A Cost-efficient Credit-Based Shaper Deployment Framework for Time-Sensitive Networks
Santiago Torres-Borda, Ahlem Mifdaoui
TL;DR
The paper tackles the cost barrier of full CBS deployment in Time-Sensitive Networking by proposing a partial CBS deployment framework that leverages Network Calculus for schedulability verification and a cost-aware heuristic to place and configure IdleSlopes on a minimal set of legacy devices. It formalizes the CBS deployment problem as an optimization (with ILP and linearized versions) and provides a scalable heuristic to cluster CBS while preserving end-to-end deadlines, validated on automotive TSN use cases. Key contributions include the NC-based schedulability framework, the local-deadline and minimum IdleSlope formulations, and a complexity-aware heuristic with demonstrated hardware cost reductions (up to 70% fewer TSN devices and 91% fewer CBS instances) and notable delay improvements for both shaped and non-shaped traffic. The results indicate practical impact for industrial networks by enabling deterministic QoS with substantially lower capital expenditure and easier integration into existing Ethernet infrastructures. Future work will extend evaluation to larger networks, analyze load variation and interference, and explore integration with framing techniques like Frame Replication and Elimination.
Abstract
Time-sensitive networks are designed to meet stringent Quality of Service (QoS) requirements for mixed-criticality traffic with diverse performance demands. Ensuring deterministic guarantees for such traffic while reducing deployment costs remains a significant challenge. This paper proposes a cost-efficient partial deployment strategy for Time Sensitive Networking (TSN) devices within legacy Ethernet network. At the core of our approach is the Credit-Based Shaper (CBS), a key TSN scheduling mechanism. Unlike cost-prohibitive full CBS deployment, our approach selectively integrates CBS where it is most needed to enhance performance while reducing costs.

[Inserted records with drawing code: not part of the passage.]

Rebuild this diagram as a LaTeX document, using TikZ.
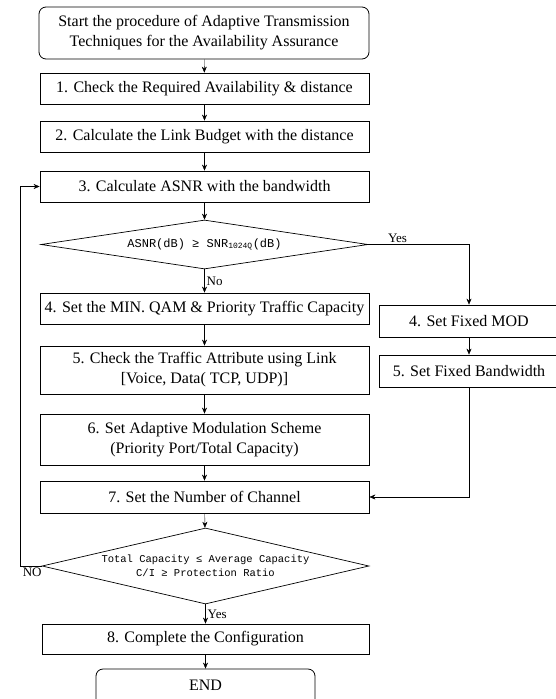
\documentclass[tikz,border=0pt]{standalone}
\usepackage{fontspec}
\setmainfont{Liberation Serif}
\setmonofont{Liberation Mono}
\usetikzlibrary{arrows.meta,positioning,shapes.geometric}

\begin{document}
\begin{tikzpicture}[x=1pt,y=-1pt,%
    >={Stealth[length=6pt,width=5pt]},align=center,every node/.style={font=\fontsize{16}{20}\selectfont}]
    \tikzstyle{state}=[text centered,rectangle,draw=black,line width=0.8pt,%
      fill=white,inner sep=0pt,minimum width=329pt,minimum height=31pt]
    % All state styles
    \tikzstyle{terminal}=[state,rounded corners=7pt]
    \tikzstyle{process}=[state]
    \tikzstyle{sidebox}=[state,minimum width=180pt,minimum height=32pt]
    \tikzstyle{decision}=[diamond,draw=black,line width=0.7pt,inner sep=0pt,%
      aspect=6.7,minimum width=327pt]
    \tikzstyle{answer}=[font=\fontsize{13}{15}\selectfont,inner sep=2pt]
    \useasboundingbox (0,0) rectangle (555,699);
    % All states
    \node (start) [terminal,minimum width=330pt,minimum height=52pt] at (204,33)
      {Start the procedure of Adaptive Transmission\\Techniques for the Availability Assurance};
    \node (check) [process] at (204.5,88.5) {1. Check the Required Availability \& distance};
    \node (budget) [process] at (204.5,136.5) {2. Calculate the Link Budget with the distance};
    \node (asnr) [process] at (204.5,186.5) {3. Calculate ASNR with the bandwidth};
    \node (snrTest) [decision,minimum height=49pt,font=\ttfamily\fontsize{12}{14}\selectfont]
      at (204.5,244.5) {ASNR(dB) ≥ SNR\textsubscript{1024Q}(dB)};
    \node (minQam) [process] at (204.5,308.5) {4. Set the MIN. QAM \& Priority Traffic Capacity};
    \node (fixedMod) [sidebox] at (469,321) {4. Set Fixed MOD};
    \node (fixedBw) [sidebox] at (469,371) {5. Set Fixed Bandwidth};
    \node (attribute) [process,minimum height=48pt] at (204.5,370)
      {5. Check the Traffic Attribute using Link\\{[Voice, Data( TCP, UDP)]}};
    \node (scheme) [process,minimum height=51pt] at (204.5,439.5)
      {6. Set Adaptive Modulation Scheme\\(Priority Port/Total Capacity)};
    \node (channel) [process,minimum height=32pt] at (204.5,497) {7. Set the Number of Channel};
    \node (capTest) [decision,aspect=4.3,inner xsep=-12pt,inner ysep=0pt,minimum height=76pt,%
      font=\ttfamily\fontsize{10.5}{14}\selectfont]
      at (205.5,566) {Total Capacity ≤ Average Capacity\\C/I ≥ Protection Ratio};
    \node (config) [process,minimum width=327pt,minimum height=30pt] at (205.5,639)
      {8. Complete the Configuration};
    \node (finish) [terminal,minimum width=219pt,minimum height=43pt] at (205.5,690.5) {};
    \node (endText) at (205.5,685) {END};
    % Edges
    \draw [->] (start) -- (check);
    \draw [->] (check) -- (budget);
    \draw [->] (budget) -- (asnr);
    \draw [->] (asnr) -- (snrTest);
    \draw [->] (snrTest) -- node[answer,right]{No} (minQam);
    \draw [->] (snrTest.east) -- node[answer,above,pos=0.29]{Yes} (snrTest.east -| fixedMod.north) -- (fixedMod.north);
    \draw [->] (fixedMod) -- (fixedBw);
    \draw [->] (fixedBw.south) |- (channel.east);
    \draw [->] (minQam) -- (attribute);
    \draw [->] (attribute) -- (scheme);
    \draw [->] (scheme) -- (channel);
    \draw [->] (channel) -- (capTest);
    \draw [->] (capTest.west) -- ++(-21,0) node[answer,anchor=north west]{NO} |- (asnr.west);
    \draw [->] (capTest) -- node[answer,right]{Yes} (config);
    \draw [->] (config) -- (finish);
  \end{tikzpicture}
\end{document}
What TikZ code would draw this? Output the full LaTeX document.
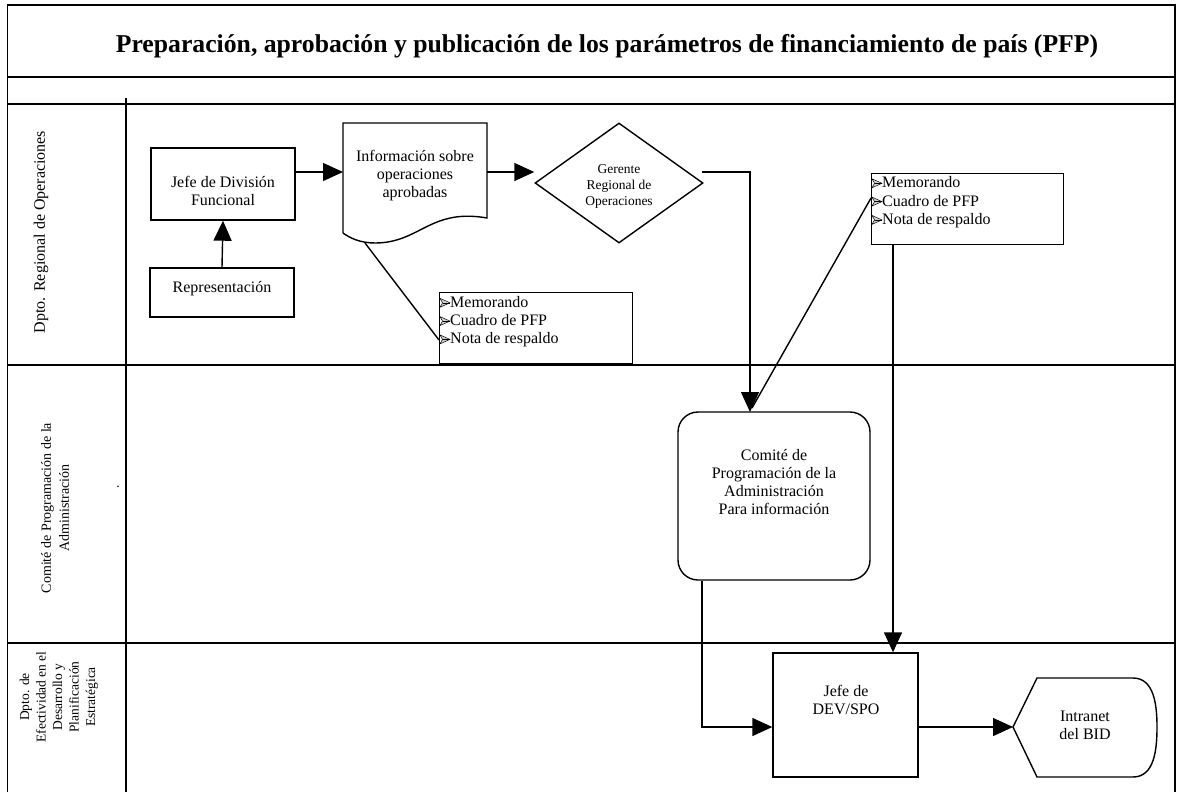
\documentclass[tikz,border=0pt]{standalone}
\usepackage{fontspec}
\setmainfont{Liberation Serif}
\usetikzlibrary{arrows.meta,shapes.geometric,calc}
\newcommand{\bul}{\tikz[x=1pt,y=1pt,baseline=0pt]{\filldraw[fill=gray!35,line width=0.5pt,line join=miter] (0,0) -- (10,4.5) -- (0,9) -- (2.6,4.5) -- cycle; \draw[line width=0.5pt] (2.6,4.5) -- (10,4.5);}}
\begin{document}
\begin{tikzpicture}[x=1pt,y=-1pt,
 box/.style={draw,line width=1.4pt,inner sep=0pt},
 txt/.style={font=\fontsize{16}{18}\selectfont,align=center,inner sep=0pt},
 smalltxt/.style={font=\fontsize{13.5}{16}\selectfont,align=center,inner sep=0pt},
 listtxt/.style={font=\fontsize{16}{18.3}\selectfont,align=left,inner sep=0pt,anchor=north west},
 arr/.style={line width=1.4pt,-{Triangle[length=20pt,width=18pt]}},
 ln/.style={line width=1.4pt},
 frame/.style={line width=1.8pt},
 lanelbl/.style={font=\fontsize{16}{17}\selectfont,align=center,inner sep=0pt,rotate=90}]
\useasboundingbox (0,0) rectangle (1177,792);
\fill[white] (0,0) rectangle (1177,792);
% frame
\draw[frame] (7.5,792) -- (7.5,5) -- (1175,5) -- (1175,792);
\draw[frame] (7.5,77) -- (1175,77);
\draw[frame] (7.5,104) -- (1175,104);
\draw[line width=1.2pt] (7.5,365) -- (1175,365);
\draw[frame] (7.5,643) -- (1175,643);
\draw[frame] (126,98) -- (126,792);
% title
\node[font=\bfseries\fontsize{25.7}{28}\selectfont,inner sep=0pt] (title) at (607,46) {Preparación, aprobación y publicación de los parámetros de financiamiento de país (PFP)};
% lane labels
\node[lanelbl] (lane1) at (41,232) {Dpto. Regional de Operaciones};
\node[lanelbl,font=\fontsize{14}{18}\selectfont] (lane2) at (55,508) {Comité de Programación de la\\Administración};
\node[lanelbl,font=\fontsize{13.5}{16.5}\selectfont] (lane3) at (59,697) {Dpto. de\\Efectividad en el\\Desarrollo y\\Planificación\\Estratégica};
\node[inner sep=0pt,font=\fontsize{14}{14}\selectfont] (dot) at (118,487) {.};
% nodes
\node[box,minimum width=144pt,minimum height=72pt] (jefe) at (223,184) {};
\node[txt] (jefetxt) at (223,191) {Jefe de División\\Funcional};
\node[box,minimum width=144pt,minimum height=49pt] (rep) at (222,292.5) {};
\node[txt] (reptxt) at (222,289) {Representación};
% document shape
\draw[ln] (343,233) -- (343,123) -- (487,123) -- (487,218)
  .. controls (430,208) and (420,243) .. (375,243)
  .. controls (360,243) and (350,238) .. (343,233);
\node[txt] (info) at (415,175.5) {Información sobre\\operaciones\\aprobadas};
\coordinate (infoW) at (343,172);
\coordinate (infoE) at (487,172);
\coordinate (infoB) at (365,243);
% diamond
\node[box,diamond,minimum width=168pt,minimum height=120pt] (ger) at (619,183) {};
\node[smalltxt] (gertxt) at (619,186) {Gerente\\Regional de\\Operaciones};
% memo boxes
\node[box,minimum width=193pt,minimum height=71pt,anchor=north west] (m1) at (439,292) {};
\node[listtxt] (m1txt) at (439.5,296) {\bul Memorando\\\bul Cuadro de PFP\\\bul Nota de respaldo};
\node[box,minimum width=192pt,minimum height=71pt,anchor=north west] (m2) at (871,173) {};
\node[listtxt] (m2txt) at (871.5,176.5) {\bul Memorando\\\bul Cuadro de PFP\\\bul Nota de respaldo};
% comite
\node[box,rounded corners=20pt,minimum width=192pt,minimum height=168pt] (com) at (774,496) {};
\node[txt] (comtxt) at (774,482) {Comité de\\Programación de la\\Administración\\Para información};
% dev
\node[box,minimum width=145pt,minimum height=124pt] (dev) at (845.5,715) {};
\node[txt] (devtxt) at (846,700) {Jefe de\\DEV/SPO};
% intranet display shape
\draw[ln] (1013,727) -- (1037,678) -- (1133,678) to[out=0,in=90] (1157,727) to[out=-90,in=0] (1133,777) -- (1037,777) -- cycle;
\node[txt] (intr) at (1085,725) {Intranet\\del BID};
\coordinate (intrW) at (1013,727);
% connectors
\draw[arr] (rep.north) -- (jefe.south);
\draw[arr] (jefe.east |- infoW) -- (infoW);
\draw[arr] (infoE) -- (ger.west |- infoE);
\coordinate (gerE) at (702,172);
\coordinate (comTop) at (750,412);
\draw[arr] (gerE) -| (comTop);
\draw[ln] (m2.west |- 0,198) -- ($(comTop)+(2,-4)$);
\draw[ln] (infoB) -- (m1.west |- 0,340);
\draw[arr] (m2.south -| 893,0) -- (dev.north -| 893,0);
\draw[arr] (com.south -| 702,0) |- (dev.west |- intrW);
\draw[arr] (dev.east |- intrW) -- (intrW);
\end{tikzpicture}
\end{document}
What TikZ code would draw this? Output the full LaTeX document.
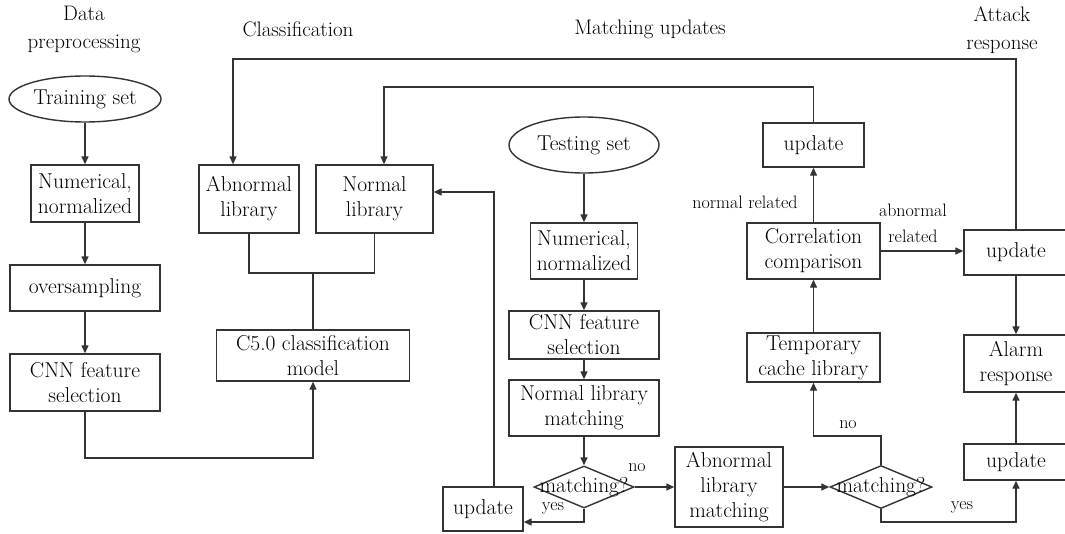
\documentclass[tikz,border=0pt]{standalone}
\usepackage{fontspec}
\usetikzlibrary{arrows.meta,shapes.geometric}
\definecolor{ln}{HTML}{333333}
\begin{document}
\begin{tikzpicture}[x=1pt,y=-1pt,
  every node/.style={font=\fontsize{21.5}{25}\selectfont, align=center, inner sep=0pt},
  box/.style={draw=ln, line width=1.4pt, rectangle},
  oval/.style={draw=ln, line width=1.4pt, ellipse},
  dia/.style={draw=ln, line width=1.4pt, diamond},
  lbl/.style={font=\fontsize{18}{26}\selectfont},
  ttl/.style={font=\fontsize{21}{28}\selectfont},
  conn/.style={draw=ln, line width=1.4pt},
  arr/.style={conn, -{Triangle[length=8pt,width=7pt]}}
]
\useasboundingbox (0,0) rectangle (1065,533);

% titles
\node[ttl] (h1) at (84,29) {Data\\preprocessing};
\node[ttl] (h2) at (298,29) {Classification};
\node[ttl] (h3) at (650,29) {Matching updates};
\node[ttl] (h4) at (1002,30) {Attack\\response};

% left column
\node[oval, minimum width=152pt, minimum height=46pt] (ts) at (85,99) {Training set};
\node[box, minimum width=108pt, minimum height=57pt] (n1) at (85,193.5) {Numerical,\\normalized};
\node[box, minimum width=150pt, minimum height=46pt] (os) at (85,288) {oversampling};
\node[box, minimum width=150pt, minimum height=57pt] (c1) at (85,382.5) {CNN feature\\selection};

% classification
\node[box, minimum width=193pt, minimum height=51pt] (c50) at (313,355.5) {C5.0 classification\\model};
\node[box, minimum width=100pt, minimum height=68pt] (ab) at (249,199) {Abnormal\\library};
\node[box, minimum width=117pt, minimum height=68pt] (nl) at (374.5,199) {Normal\\library};

% testing column
\node[oval, minimum width=150pt, minimum height=56pt] (tes) at (584,145) {Testing set};
\node[box, minimum width=107pt, minimum height=56pt] (n2) at (584,251) {Numerical,\\normalized};
\node[box, minimum width=150pt, minimum height=48pt] (c2) at (584,335) {CNN feature\\selection};
\node[box, minimum width=150pt, minimum height=56pt] (nlm) at (584,408) {Normal library\\matching};
\node[dia, minimum width=100pt, minimum height=42pt] (d1) at (584,487) {\makebox[0pt]{matching?}};
\node[box, minimum width=80pt, minimum height=44pt] (upl) at (483,509) {update};
\node[box, minimum width=108pt, minimum height=80pt] (alm) at (729,487) {Abnormal\\library\\matching};
\node[dia, minimum width=102pt, minimum height=43pt] (d2) at (881,487) {\makebox[0pt]{matching?}};

% right part
\node[box, minimum width=133pt, minimum height=49pt] (tmp) at (813.5,357.5) {Temporary\\cache library};
\node[box, minimum width=133pt, minimum height=56pt] (cor) at (813.5,251) {Correlation\\comparison};
\node[box, minimum width=101pt, minimum height=44pt] (upt) at (813.5,145) {update};
\node[box, minimum width=104pt, minimum height=45pt] (upr) at (1016,252.5) {update};
\node[box, minimum width=104pt, minimum height=57pt] (alr) at (1016,363.5) {Alarm\\response};
\node[box, minimum width=104pt, minimum height=36pt] (upb) at (1016,462) {update};

% left connectors
\draw[arr] (ts) -- (n1);
\draw[arr] (n1) -- (os);
\draw[arr] (os) -- (c1);
\coordinate (k1) at (85,458);
\draw[arr] (c1.south) -- (k1) -| (c50.south);

% library joins
\coordinate (j1) at (249,273);
\coordinate (j2) at (374.5,273);
\draw[conn] (ab.south) -- (j1) -- (j2) -- (nl.south);
\draw[conn] (c50.north) -- (c50.north |- j1);

% feedback lines
\coordinate (t1) at (1016,59);
\draw[arr] (upr.north) -- (t1) -| ([xshift=-16pt]ab.north);
\coordinate (t2) at (813.5,87);
\draw[arr] (upt.north) -- (t2) -| ([xshift=9.5pt]nl.north);
\coordinate (t3) at (494,192);
\draw[arr] ([xshift=11pt]upl.north) -- (t3) -- (t3 -| nl.east);

% testing column connectors
\draw[arr] (tes) -- (n2);
\draw[arr] (n2) -- (c2);
\draw[arr] (c2) -- (nlm);
\draw[arr] (nlm) -- (d1);
\draw[arr] (d1.east) -- (alm.west);
\node[lbl] (lno1) at (637,468) {no};
\coordinate (y1) at (584,522);
\draw[arr] (d1.south) -- (y1) -- (y1 -| upl.east);
\node[lbl] (lyes1) at (553,508) {yes};

\draw[arr] (alm.east) -- (d2.west);
\coordinate (n3) at (881,436);
\draw[arr] (d2.north) -- (n3) -| (tmp.south);
\node[lbl] (lno2) at (848,425) {no};
\coordinate (y2) at (881,522);
\draw[arr] (d2.south) -- (y2) -| (upb.south);
\node[lbl] (lyes2) at (962,507) {yes};

% right connectors
\draw[arr] (tmp) -- (cor);
\draw[arr] (cor) -- (upt);
\node[lbl] (lnr) at (745,202) {normal related};
\draw[arr] (cor.east) -- (cor.east -| upr.west);
\node[lbl] (lar) at (913,223) {abnormal\\related};
\draw[arr] (upr) -- (alr);
\draw[arr] (upb) -- (alr);
\end{tikzpicture}
\end{document}
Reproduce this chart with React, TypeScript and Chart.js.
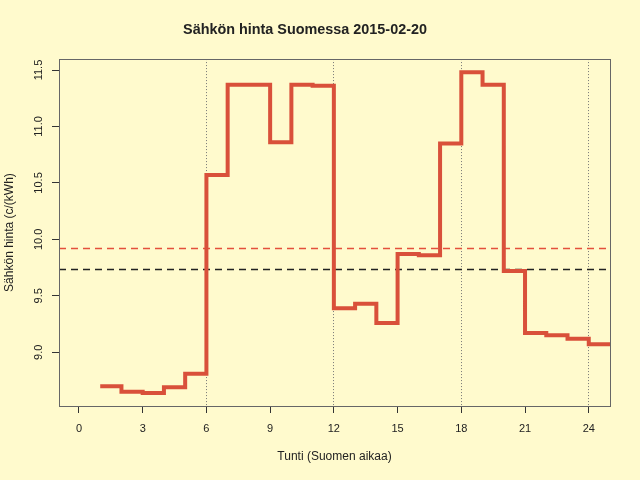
import { useRef, useEffect } from "react";
import { Chart, registerables } from "chart.js";

Chart.register(...registerables);

// hinnat tunneittain, c/kWh (tunnit 1..24, jakso [h, h+1])
const hours = [1, 2, 3, 4, 5, 6, 7, 8, 9, 10, 11, 12, 13, 14, 15, 16, 17, 18, 19, 20, 21, 22, 23, 24];
const prices = [
  8.70, 8.65, 8.64, 8.69, 8.81, 10.57, 11.37, 11.37, 10.86, 11.37, 11.36, 9.39,
  9.43, 9.26, 9.87, 9.86, 10.85, 11.48, 11.37, 9.72, 9.17, 9.15, 9.12, 9.07,
];
const xTickValues = [0, 3, 6, 9, 12, 15, 18, 21, 24];
const yTickValues = [9.0, 9.5, 10.0, 10.5, 11.0, 11.5];
const guideHours = [6, 12, 18, 24];
const meanRed = 9.92;
const meanBlack = 9.74;

const BG = "#fffacd";
const LINE = "#d9503a";
const FONT = "'Liberation Sans', Arial, sans-serif";

const refLines = {
  id: "refLines",
  beforeDatasetsDraw(chart: any) {
    const { ctx, chartArea, scales } = chart;
    const draw = (v: number, color: string) => {
      const y = Math.round(scales.y.getPixelForValue(v)) + 0.5;
      ctx.save();
      ctx.strokeStyle = color;
      ctx.lineWidth = 1.5;
      ctx.setLineDash([7, 5]);
      ctx.beginPath();
      ctx.moveTo(chartArea.left, y);
      ctx.lineTo(chartArea.right - 3, y);
      ctx.stroke();
      ctx.restore();
    };
    draw(meanRed, "#e4503c");
    draw(meanBlack, "#222222");
  },
  afterDraw(chart: any) {
    const { ctx, chartArea } = chart;
    ctx.save();
    ctx.strokeStyle = "#666";
    ctx.lineWidth = 1;
    ctx.strokeRect(
      Math.round(chartArea.left) + 0.5,
      Math.round(chartArea.top) + 0.5,
      Math.round(chartArea.right - chartArea.left),
      Math.round(chartArea.bottom - chartArea.top)
    );
    ctx.restore();
  },
};

export default function App() {
  const canvasRef = useRef<HTMLCanvasElement>(null);

  useEffect(() => {
    document.body.style.margin = "0";
    document.body.style.background = BG;
    if (!canvasRef.current) return;

    // viimeinen jakso päättyy tuntiin 25
    const points = hours.map((h, i) => ({ x: h, y: prices[i] }));
    points.push({ x: hours[hours.length - 1] + 1, y: prices[prices.length - 1] });

    const chart = new Chart(canvasRef.current, {
      type: "line",
      data: {
        datasets: [
          {
            data: points,
            borderColor: LINE,
            borderWidth: 4,
            stepped: "before",
            pointRadius: 0,
            fill: false,
          },
        ],
      },
      options: {
        animation: false,
        responsive: false,
        events: [],
        layout: { padding: { left: 0, right: 30, top: 0, bottom: 0 } },
        plugins: {
          legend: { display: false },
          tooltip: { enabled: false },
          title: {
            display: true,
            text: "Sähkön hinta Suomessa 2015-02-20",
            color: "#222",
            font: { family: FONT, size: 14.4, weight: "bold", lineHeight: 1.2 },
            padding: { top: 21.4, bottom: 20.4 },
          },
        },
        scales: {
          x: {
            type: "linear",
            min: -0.94,
            max: 25,
            afterBuildTicks: (s: any) => {
              s.ticks = xTickValues.map((v) => ({ value: v }));
            },
            afterFit: (s: any) => {
              s.height = 74;
            },
            border: { display: false, dash: [1, 2] },
            grid: {
              drawOnChartArea: true,
              tickLength: 7,
              tickColor: "#333",
              tickBorderDash: [],
              color: (c: any) => (c.tick && guideHours.includes(c.tick.value) ? "#777" : "rgba(0,0,0,0)"),
              lineWidth: 1,
            },
            ticks: {
              color: "#222",
              padding: 9,
              maxRotation: 0,
              font: { family: FONT, size: 11 },
              callback: (v: any) => String(v),
            },
            title: {
              display: true,
              text: "Tunti (Suomen aikaa)",
              color: "#222",
              font: { family: FONT, size: 12 },
              padding: { top: 0, bottom: 16 },
            },
          },
          y: {
            type: "linear",
            min: 8.524,
            max: 11.597,
            afterBuildTicks: (s: any) => {
              s.ticks = yTickValues.map((v) => ({ value: v }));
            },
            afterFit: (s: any) => {
              s.width = 59;
            },
            border: { display: false },
            grid: {
              drawOnChartArea: false,
              tickLength: 7,
              tickColor: "#333",
            },
            ticks: {
              color: "#222",
              padding: 2,
              minRotation: 90,
              maxRotation: 90,
              crossAlign: "center",
              font: { family: FONT, size: 11 },
              callback: (v: any) => Number(v).toFixed(1),
            },
            title: {
              display: true,
              text: "Sähkön hinta (c/(kWh)",
              color: "#222",
              font: { family: FONT, size: 12 },
              padding: { top: 2, bottom: 0 },
            },
          },
        },
      } as any,
      plugins: [refLines],
    });

    return () => {
      chart.destroy();
    };
  }, []);

  return (
    <div style={{ width: 640, height: 480, background: BG }}>
      <canvas ref={canvasRef} width={640} height={480} />
    </div>
  );
}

Combining Network Calculus for schedulability verification and a heuristic optimization method for CBS configuration and placement, our proposal minimizes deployment costs while improving schedulability for medium-priority traffic and mitigating blocking delays for high-priority traffic. The feasibility and benefits of our approach are validated on a realistic automotive TSN use case with up to 70% of reduction in TSN devices requirements compared to a full deployment.